Up to now, results from more than 100 patients have demonstrated that chloroquine is superior to the control treatment in ameliorating pneumonia, improving lung imaging findings, and shortening the disease course according to the recent information . This would represent the first successful use of chloroquine in humans for the treatment of an acute viral disease, and is undoubtedly excellent news, since this drug is cheap and widely available. However, it should be considered carefully before drawing definitive conclusions, since no data has been provided yet to support this announcement .

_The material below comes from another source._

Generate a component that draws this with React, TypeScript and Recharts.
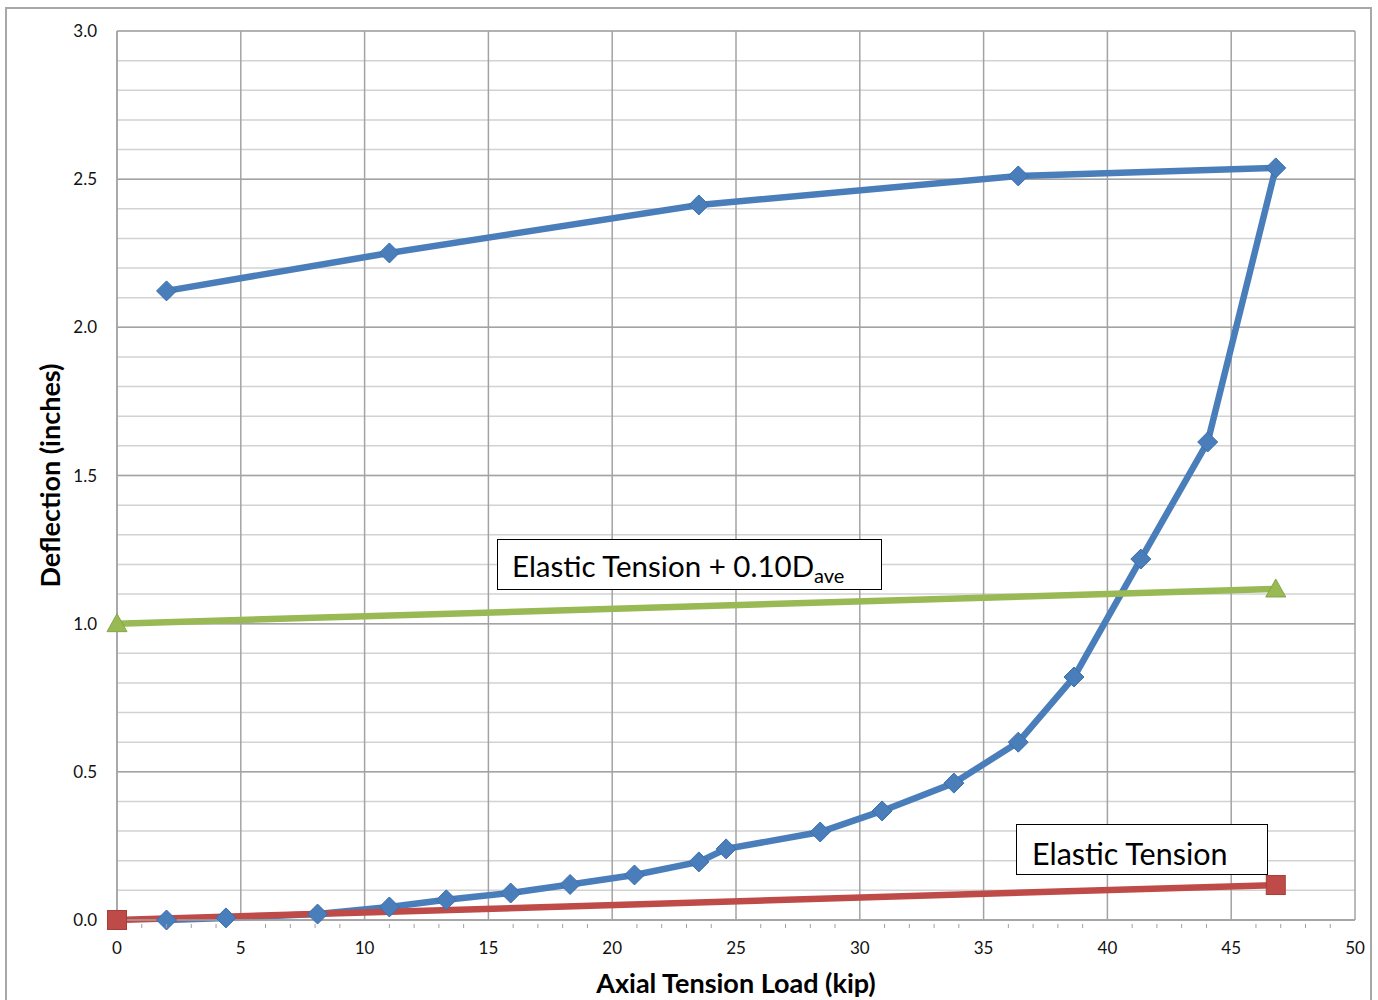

Hydroxychloroquine has also been demonstrated to have an anti-SARS-CoV activity in vitro . Hydroxychloroquine clinical safety profile is better than that of chloroquine (during long-term use) and allows higher daily dose and has fewer concerns about drug-drug interactions. A French group showed that hydroxychloroquine is efficient in eliminating the virus in COVID-19 patients in only three to six days. They have also tested the synergistic effect of the combination of hydroxychloroquine and azithromycin and have proved that this combination was significantly more efficient for virus elimination. Azithromycin is a widely used antibiotic that has also been shown to be effective against Zika and Ebola viruses and in preventing severe respiratory tract infections when administrated to patients suffering viral infection . A total of 26 patients received hydroxychloroquine and among them six have also received azithromycin to prevent bacterial super-infection. After six days, 100% of patients treated with the combination of hydroxychloroquine and azithromycin were virologically cured comparing with 57.1% in patients treated with hydroxychloroquine only .
To conclude, hydroxychloroquine and azithromycin could be a possible treatment for COVID-19 patients in order to cure their infection and to limit the transmission of the virus to other people to counteract the spread of SARS-CoV-2 in the world.